While Hurricane Irene and the end of summer combined to knock me off my regular blog posting rhythm, the Barksdale Buzz has been picking up the slack with Mr. Miller posting a number of entries coinciding with the beginning of the new theater season. And then yesterday Barksdale guest blogger Annie Hulcher debuted to much appreciation and anticipation (at least by me). Ms. Hulcher is one member of a delightful coterie of teen theater stars in Richmond, many of who lit up the stage in SPARC’s “Ragtime” this past summer. Beyond her significant talents, she has always impressed me with her quick wit and obvious intelligence (you don’t get into Maggie Walker Governor’s School on good looks alone…) I’m very much looking forward to her fresh and insightful view of the goings-on over at Barksdale / Theatre IV.
Ms. Haubenstock’s review of “Lend Me a Tenor” came out today and she mentions an opening night prop malfunction involving a wine bottle. I make reference to the same incident in the review I filed this weekend that should hit newsstands next week. For those who weren’t there, we are referring to a scene involving opera star Tito Morelli (played by Joe Pabst) trying to open a bottle of wine with the help of Max (Nick Ciavarella). On opening night, Joe and Nick were having trouble getting the cork out of the bottle and, after some effort, ended up stripping it so the cork simply wouldn’t come out at all. At which point, a vaguely confused audience realized without a doubt that the mishap was not scripted.
This set off a mini-maelstrom of improvisation by Mssrs. Pabst and Ciavarella, trying in vain to work around the situation, Nick at one point rushing into the kitchen and offering coffee instead. The ultimate solution involved the actors using the corkscrew as a bludgeon, boring through the cork enough so a piddling stream of wine could finally be shaken out of the pesky bottle.

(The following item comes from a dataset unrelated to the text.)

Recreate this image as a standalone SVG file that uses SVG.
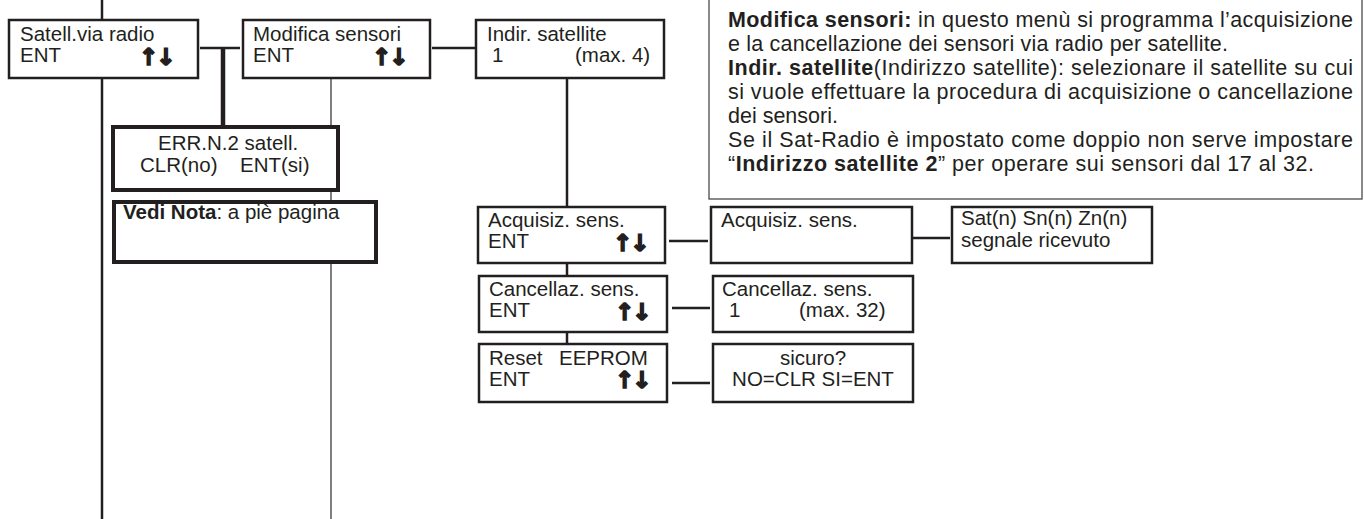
<svg xmlns="http://www.w3.org/2000/svg" width="1364" height="519" viewBox="0 0 1364 519">
<style>
  .bg{fill:#ffffff}
  .box{fill:#ffffff;stroke:#231f20;stroke-width:2.5}
  .tbox{fill:#ffffff;stroke:#231f20;stroke-width:4}
  .note{fill:#ffffff;stroke:#4a4a4a;stroke-width:1.3}
  .ln{stroke:#231f20;stroke-width:2.5;fill:none}
  .thick{stroke:#231f20;stroke-width:4.5;fill:none}
  .thin{stroke:#3a3a3a;stroke-width:1.3;fill:none}
  .t{font-family:"Liberation Sans",Arial,sans-serif;font-size:20.5px;fill:#231f20}
  .n{font-family:"Liberation Sans",Arial,sans-serif;font-size:21.5px;fill:#231f20}
  .b{font-weight:bold}
  .ar{font-family:"DejaVu Sans",sans-serif;font-weight:bold;font-size:23px;fill:#231f20;stroke:#231f20;stroke-width:1.6;letter-spacing:-2px}
</style>
<rect class="bg" x="0" y="0" width="1364" height="519"/>
<g id="connectors">
  <line class="ln" x1="102" y1="0" x2="102" y2="20"/>
  <line class="ln" x1="102" y1="78" x2="102" y2="519"/>
  <line class="ln" x1="200" y1="48" x2="240" y2="48"/>
  <line class="thick" x1="223" y1="48" x2="223" y2="127"/>
  <line class="thin" x1="331" y1="78" x2="331" y2="519"/>
  <line class="ln" x1="432" y1="48" x2="476" y2="48"/>
  <line class="ln" x1="567" y1="78" x2="567" y2="207"/>
  <line class="ln" x1="567" y1="263" x2="567" y2="276"/>
  <line class="ln" x1="567" y1="332" x2="567" y2="344"/>
  <line class="ln" x1="669" y1="241" x2="708" y2="241"/>
  <line class="ln" x1="913" y1="238" x2="950" y2="238"/>
  <line class="ln" x1="672" y1="308" x2="710" y2="308"/>
  <line class="ln" x1="672" y1="383" x2="710" y2="383"/>
</g>
<g id="satell-via-radio">
  <rect class="box" x="9" y="20" width="189" height="58"/>
  <text class="t" x="20" y="41">Satell.via radio</text>
  <text class="t" x="20" y="62">ENT</text>
  <text class="ar" x="139" y="65">↑↓</text>
</g>
<g id="modifica-sensori">
  <rect class="box" x="243" y="20" width="187" height="58"/>
  <text class="t" x="253" y="41">Modifica sensori</text>
  <text class="t" x="253" y="62">ENT</text>
  <text class="ar" x="372" y="65">↑↓</text>
</g>
<g id="err-n2">
  <rect class="tbox" x="113" y="127" width="225" height="63"/>
  <text class="t" x="158" y="150">ERR.N.2 satell.</text>
  <text class="t" x="140" y="172">CLR(no) <tspan x="240">ENT(si)</tspan></text>
</g>
<g id="vedi-nota">
  <rect class="tbox" x="114" y="202" width="262" height="60"/>
  <text class="t" x="123" y="219"><tspan class="b">Vedi Nota</tspan>: a piè pagina</text>
</g>
<g id="indir-satellite">
  <rect class="box" x="476" y="20" width="188" height="58"/>
  <text class="t" x="487" y="41">Indir. satellite</text>
  <text class="t" x="492" y="62">1 <tspan x="575">(max. 4)</tspan></text>
</g>
<g id="note">
  <rect class="note" x="709" y="-2" width="653" height="201"/>
  <text class="n" x="728" y="26.5" textLength="625" lengthAdjust="spacing"><tspan class="b">Modifica sensori:</tspan> in questo menù si programma l’acquisizione</text>
  <text class="n" x="728" y="50.5" textLength="500" lengthAdjust="spacing">e la cancellazione dei sensori via radio per satellite.</text>
  <text class="n" x="728" y="74.5" textLength="625" lengthAdjust="spacing"><tspan class="b">Indir. satellite</tspan>(Indirizzo satellite): selezionare il satellite su cui</text>
  <text class="n" x="728" y="98.5" textLength="625" lengthAdjust="spacing">si vuole effettuare la procedura di acquisizione o cancellazione</text>
  <text class="n" x="728" y="122.5">dei sensori.</text>
  <text class="n" x="728" y="146.5" textLength="625" lengthAdjust="spacing">Se il Sat-Radio è impostato come doppio non serve impostare</text>
  <text class="n" x="728" y="170.5" textLength="586" lengthAdjust="spacing">“<tspan class="b">Indirizzo satellite 2</tspan>” per operare sui sensori dal 17 al 32.</text>
</g>
<g id="acquisiz-sens">
  <rect class="box" x="478" y="207" width="187" height="56"/>
  <text class="t" x="488" y="227">Acquisiz. sens.</text>
  <text class="t" x="488" y="248">ENT</text>
  <text class="ar" x="613" y="251">↑↓</text>
</g>
<g id="acquisiz-sens-2">
  <rect class="box" x="711" y="207" width="201" height="56"/>
  <text class="t" x="721" y="227">Acquisiz. sens.</text>
</g>
<g id="segnale-ricevuto">
  <rect class="box" x="952" y="207" width="200" height="56"/>
  <text class="t" x="961" y="225">Sat(n) Sn(n) Zn(n)</text>
  <text class="t" x="961" y="247">segnale ricevuto</text>
</g>
<g id="cancellaz-sens">
  <rect class="box" x="479" y="276" width="188" height="56"/>
  <text class="t" x="489" y="296">Cancellaz. sens.</text>
  <text class="t" x="489" y="317">ENT</text>
  <text class="ar" x="615" y="320">↑↓</text>
</g>
<g id="cancellaz-sens-2">
  <rect class="box" x="713" y="276" width="200" height="56"/>
  <text class="t" x="722" y="296">Cancellaz. sens.</text>
  <text class="t" x="729" y="317">1 <tspan x="799">(max. 32)</tspan></text>
</g>
<g id="reset-eeprom">
  <rect class="box" x="479" y="344" width="188" height="58"/>
  <text class="t" x="489" y="365">Reset <tspan x="559">EEPROM</tspan></text>
  <text class="t" x="489" y="386">ENT</text>
  <text class="ar" x="615" y="388">↑↓</text>
</g>
<g id="sicuro">
  <rect class="box" x="713" y="344" width="200" height="58"/>
  <text class="t" x="813" y="365" text-anchor="middle">sicuro?</text>
  <text class="t" x="813" y="386" text-anchor="middle">NO=CLR SI=ENT</text>
</g>
</svg>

It was the kind of scene that proves the endless appeal of live theater where you truly don’t know what’s going to happen from one performance to the next. The audience ate it up, hooting and guffawing appreciatively at every effort the actors made to rectify their predicament. It was also one of the supreme tests for a professional actor and both Mr. Pabst and Mr. Ciavarella showed his meddle under pressure. While it was impossible not to concede in their reactions that this was not supposed to be happening, neither one dropped character and their actions were completely consistent with the trajectory of the story. Perhaps my favorite part was when the wine finally started to pour and Pabst said (and I’m paraphrasing as I was laughing too hard to catch it exactly), “That’s a some glass of wine!” which effectively brought the house down.
There are many reasons to recommend “Lend Me a Tenor” – it’s a rollicking farce with a winning cast expertly led through their paces by Scott Wichmann. But opening night provided an extra incentive to see it: in the midst of the madness, you never know what’s going to go awry, and you are certain to be delighted at how the talented professionals on stage will use such moments to generate even more laughs than were originally designed.